One scholar puts the question this way: “How can we avoid reading into scripture… our own culturally and historically conditioned insights and self-interest?... [and] How should we deal with the historically conditioned character of scripture itself?” In other words, how do we know what is actually God’s word to us today?
The Spirit guides us, to be sure; and many times that guidance comes through other people’s voices. Scripture is radically egalitarian; but it’s not individualistic. We need each other, the community of faith, to interpret the Word for our time.
Over time the Reformed church developed guidelines to help us. We interpret scripture in the light of Jesus Christ, his life and ministry and death and resurrection. We read it through the lens of the law of love. Jesus said the greatest commandments are to love the Lord your God and love your neighbor as yourself. That lens helps us see what’s most important. Scripture interprets scripture – that is to say, we don’t take individual verses at their face value, but in the light of what the rest of scripture says. We pay attention to literary and historical context within scripture. And we look to the faith of the broader church – past and present – to guard against our simply taking our own preferences as God’s will. Those rules help guide us as we listen for the voice of God in the Word of God.[iii]
Reformers like John Calvin and Martin Luther knew it would be hard. Which is why they wrote massive volumes of commentary on the scripture, and why scholars and preachers and teachers have been doing that ever since. We talk about what we think it means, and put it on the table for people to think about and poke at and try on for size.
Which may beg the question: why bother? If it’s that much work, why bother reading scripture at all? We can be perfectly fine church-goers without it; many of us have been doing it for years! We love our neighbor, or try to; we volunteer in the church and community; we try to live good lives; we worship God. Aren’t we really OK without it?
And the answer is, of course! Last week we looked at the Reformed idea of salvation by grace through faith. God’s grace is not dependent on our knowledge of scripture. There’s not a Bible section on an SAT test to decide whether we get into heaven.
And yet… there is so much we are missing if we keep the Bible on the shelf.
Barbara Brown Taylor, who is a writer and Episcopal priest, describes her own journey of discovering Scripture. She says,
The more I discovered what was there, the more I discovered what was not. Adam and Eve ate “forbidden fruit” in Eden, but nowhere in the Bible is an apple mentioned. Jacob made a long-sleeved robe for his favorite son, Joseph, not a coat of many colors. Matthew describes travelers from the East who bore gifts to Bethlehem, but ‘We Three Kings’ is pure invention.

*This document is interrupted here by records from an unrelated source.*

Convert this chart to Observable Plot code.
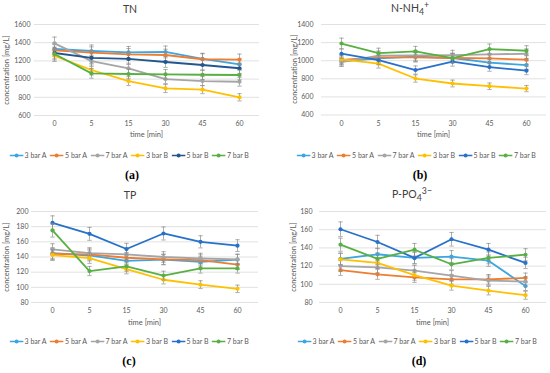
<!DOCTYPE html>
<html><head><meta charset="utf-8">
<script src="https://cdn.jsdelivr.net/npm/d3@7"></script>
<script src="https://cdn.jsdelivr.net/npm/@observablehq/plot@0.6"></script>
<style>
body{margin:0;background:#fff;font-family:Lato,"Open Sans",sans-serif;}
#root{position:relative;width:550px;height:373px;overflow:hidden;background:#fff;}
.panel{position:absolute;width:275px;height:186px;}
.c{position:absolute;transform:translate(-50%,-50%);white-space:nowrap;line-height:1;}
.title{font-size:10.5px;color:#404040;}
.xl{font-size:7.5px;color:#595959;}
.yl{font-size:7.5px;color:#595959;transform:translate(-50%,-50%) rotate(-90deg);}
.legend{display:flex;align-items:center;font-size:7px;color:#595959;}
.legend .it{display:flex;align-items:center;margin-right:3.5px;}
.legend svg{margin-right:1px;}
.letter{font-family:"Liberation Serif","DejaVu Serif",serif;font-weight:bold;font-size:12px;color:#000;}
.plot{position:absolute;left:0;top:0;}
</style></head><body><div id="root"></div>
<script>
// ---- data ----
const times = ["0", "5", "15", "30", "45", "60"];
const seriesNames = ["3 bar A", "5 bar A", "7 bar A", "3 bar B", "5 bar B", "7 bar B"];
const errPct = 0.05; // Excel percentage error bars

const TN = [
  [1333, 1309, 1294, 1298, 1222, 1163],
  [1315, 1290, 1272, 1265, 1218, 1214],
  [1392, 1197, 1119, 1000, 978, 971],
  [1256, 1100, 978, 897, 884, 800],
  [1287, 1234, 1222, 1188, 1155, 1119],
  [1275, 1063, 1056, 1052, 1048, 1045]
];
const NH4 = [
  [993, 1026, 1044, 1030, 978, 952],
  [1010, 1037, 1037, 1030, 1026, 1011],
  [985, 1055, 1058, 1062, 1070, 1077],
  [1015, 967, 803, 748, 718, 692],
  [1077, 1007, 897, 989, 930, 890],
  [1190, 1084, 1103, 1029, 1128, 1110]
];
const TP = [
  [145, 142, 135, 136.5, 133.5, 136.5],
  [144, 143.5, 139, 137, 136, 130],
  [150, 145, 143.5, 140, 138, 137],
  [142.5, 138.5, 124, 110, 103.5, 98],
  [185, 170.5, 150.5, 171, 160, 155],
  [175, 121.5, 127.5, 115.5, 125, 125]
];
const PO4 = [
  [128, 133, 129, 130.5, 126, 98],
  [115.5, 111, 107.5, 105.5, 105.5, 107],
  [120, 118.5, 115, 109.5, 104, 103],
  [127.5, 123.5, 110, 98.5, 93, 88],
  [160.5, 146.5, 129, 149.5, 138, 123.5],
  [143.5, 128, 138, 122, 129, 132.5]
];
const tnTicks = [600, 800, 1000, 1200, 1400, 1600];
const nh4Ticks = [400, 600, 800, 1000, 1200, 1400];
const tpTicks = [80, 100, 120, 140, 160, 180, 200];
const po4Ticks = [80, 100, 120, 140, 160, 180];

const colorsA = ["#3DA5E0", "#ED7D31", "#A5A5A5", "#FFC000", "#22568F", "#58B043"];
const colorsB = ["#3DA5E0", "#ED7D31", "#A5A5A5", "#FFC000", "#2771C9", "#58B043"];

const panels = [
  {ox: 0, oy: 0, title: "TN", values: TN, ticks: tnTicks, colors: colorsA, letter: "(a)",
   fl: 34, fr: 259, ft: 24, fb: 115, pad: 4, tcx: 130, ylx: 7, lcx: 131, letx: 132, xly: 135},
  {ox: 275, oy: 0, title: "N-NH<sub>4</sub><sup>+</sup>", values: NH4, ticks: nh4Ticks, colors: colorsB, letter: "(b)",
   fl: 46, fr: 271, ft: 24, fb: 114.5, pad: 8, tcx: 135, ylx: 20, lcx: 143, letx: 145, xly: 135},
  {ox: 0, oy: 186, title: "TP", values: TP, ticks: tpTicks, colors: colorsB, letter: "(c)",
   fl: 31, fr: 258, ft: 25, fb: 116, pad: 3, tcx: 130, ylx: 7, lcx: 131, letx: 129, xly: 137},
  {ox: 275, oy: 186, title: "P-PO<sub>4</sub><sup>3−</sup>", values: PO4, ticks: po4Ticks, colors: colorsB, letter: "(d)",
   fl: 44, fr: 271, ft: 25, fb: 116, pad: 7, tcx: 137, ylx: 19, lcx: 144, letx: 144, xly: 137}
];

const capSymbol = {draw(ctx) { ctx.moveTo(-2.2, 0); ctx.lineTo(2.2, 0); }};
const root = document.getElementById("root");
const H = 145;

function el(cls, html, x, y, parent) {
  const d = document.createElement("div");
  d.className = "c " + cls;
  d.innerHTML = html;
  d.style.left = x + "px";
  d.style.top = y + "px";
  parent.appendChild(d);
  return d;
}

panels.forEach(cfg => {
  const div = document.createElement("div");
  div.className = "panel";
  div.style.left = cfg.ox + "px";
  div.style.top = cfg.oy + "px";
  root.appendChild(div);

  const marks = [Plot.gridY(cfg.ticks, {stroke: "#d9d9d9", strokeOpacity: 1, strokeWidth: 0.8})];
  seriesNames.forEach((s, i) => {
    const d = cfg.values[i].map((v, j) => ({t: times[j], v}));
    marks.push(Plot.ruleX(d, {x: "t", y1: r => r.v * (1 - errPct), y2: r => r.v * (1 + errPct), stroke: "#8c8c8c", strokeWidth: 0.7}));
    marks.push(Plot.dot(d, {x: "t", y: r => r.v * (1 + errPct), symbol: capSymbol, r: 2, stroke: "#8c8c8c", strokeWidth: 0.7, fill: "none"}));
    marks.push(Plot.dot(d, {x: "t", y: r => r.v * (1 - errPct), symbol: capSymbol, r: 2, stroke: "#8c8c8c", strokeWidth: 0.7, fill: "none"}));
    marks.push(Plot.line(d, {x: "t", y: "v", stroke: cfg.colors[i], strokeWidth: 1.8}));
    marks.push(Plot.dot(d, {x: "t", y: "v", fill: cfg.colors[i], r: 2.1}));
  });
  marks.push(Plot.axisX({tickSize: 0, tickPadding: 6, label: null, fontSize: 7, fill: "#595959"}));
  marks.push(Plot.axisY(cfg.ticks, {tickSize: 0, tickPadding: cfg.pad, label: null, fontSize: 7, fill: "#595959", tickFormat: d => String(d)}));

  const plot = Plot.plot({
    width: 275, height: H,
    marginLeft: cfg.fl, marginRight: 275 - cfg.fr, marginTop: cfg.ft, marginBottom: H - cfg.fb,
    x: {type: "point", domain: times, padding: 0.5},
    y: {domain: [cfg.ticks[0], cfg.ticks[cfg.ticks.length - 1]]},
    style: {fontFamily: "Lato, sans-serif", fontSize: "7px", color: "#595959", background: "transparent", overflow: "visible"},
    marks
  });
  plot.classList.add("plot");
  div.appendChild(plot);

  el("title", cfg.title, cfg.tcx, 9, div);
  el("xl", "time [min]", (cfg.fl + cfg.fr) / 2, cfg.xly, div);
  el("yl", "concentration [mg/L]", cfg.ylx, (cfg.ft + cfg.fb) / 2, div);

  const lg = el("legend", "", cfg.lcx, 155, div);
  seriesNames.forEach((s, i) => {
    const it = document.createElement("div");
    it.className = "it";
    it.innerHTML = `<svg width="14" height="6"><line x1="0" x2="14" y1="3" y2="3" stroke="${cfg.colors[i]}" stroke-width="1.6"/><circle cx="7" cy="3" r="2" fill="${cfg.colors[i]}"/></svg><span>${s}</span>`;
    lg.appendChild(it);
  });
  el("letter", cfg.letter, cfg.letx, 175, div);
});
</script></body></html>
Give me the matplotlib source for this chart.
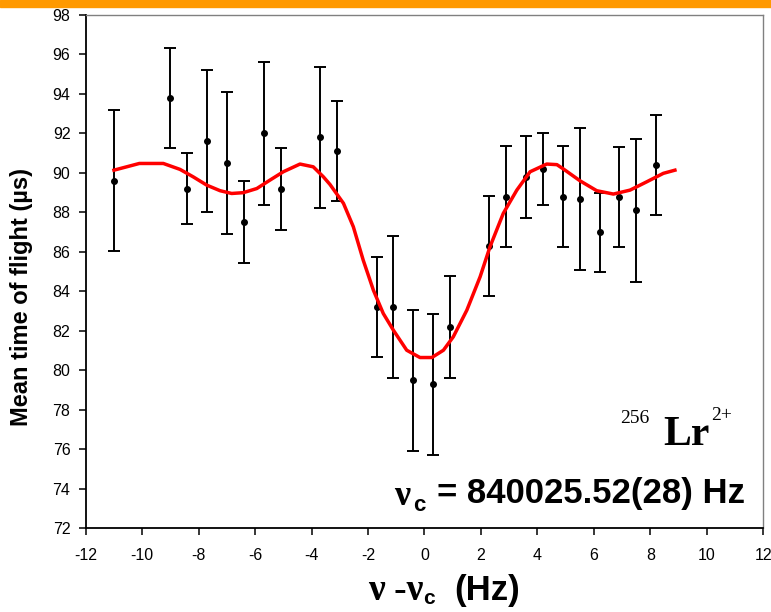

All of this excited me, because there was clearly much more to the Bible than I had ever expected, and exploring it demanded more of me as well… I could take the text apart and put it back together again without harming it, ask questions and challenge the answers without being struck by lightening. The word of God turned out to be plenty strong enough to withstand my curiosity. Every time I poked it, it poked me back. Every time I wrenched it around so I could see inside, it sprang back into shape the moment I was through. In short, the Bible turned out not to be a fossil under glass but a thousand different things – a mirror, a scythe, a hammock, a lantern, a pair of binoculars, a high diving board, a bridge, a goad – all of them offering themselves to me to be touched and handled and used."[iv]
I can’t imagine my own life without the Bible. It’s the story I live inside of; it’s the story of my life. My story is part of a bigger story, with a beginning, middle and an end, and I am privileged to be a character in this story of God’s grace. I belong to a God, scripture tells me, a God who made the world in all its beauty, who wants me to notice and revel in how beautiful it is. I follow a Savior, the Bible tells me, a Savior who made his way into the world not to condemn me, or other people, or the world itself, but to save it; to love it into goodness and wholeness and life. I am empowered by a Spirit, this book tells me, a holy Spirit, that breathes power and energy into me and whispers words of encouragement and correction and tenderness, who helps me see my life as it was meant to be. It’s the story I live inside of, a story with miracles and magic, sinners and saints, a story where goodness is stronger than evil, love is stronger than hate, and life is stronger than death.
It is a story that, in spite of all the trials of this world – it has a happy ending.
I love the Bible. It didn’t always used to be that way. But I love it like a best friend. The Bible is how God talks to me. God doesn’t lecture me or scold me; it’s a conversation we’re having. Honestly, my sermons? They’re the conversations God and I are having in my head, and I just lay them out for you in hopes they’ll mean something.
But mostly what I hope for is that you’ll have that conversation, too. Because this Bible? It’s your story, too.
Rev. Karen Chakoian
First Presbyterian Church
[i] John Calvin, Commentary on Isaiah, 45:19, vol. 2, 421. Cited in Howard L. Rice, Reformed Spirituality, (Louisville: Westminster John Knox Press, 1991), 102.
[ii] Rice, 97.
[iii] Shirley C. Guthrie, Always Being Reformed: Faith for a Fragmented World (Louisville: Westminster John Knox Press, 1996), 24-29.
[iv] Barbara Brown Taylor, The Preaching Life, (Lanham, MD, Cowley Publications, 1993), 61.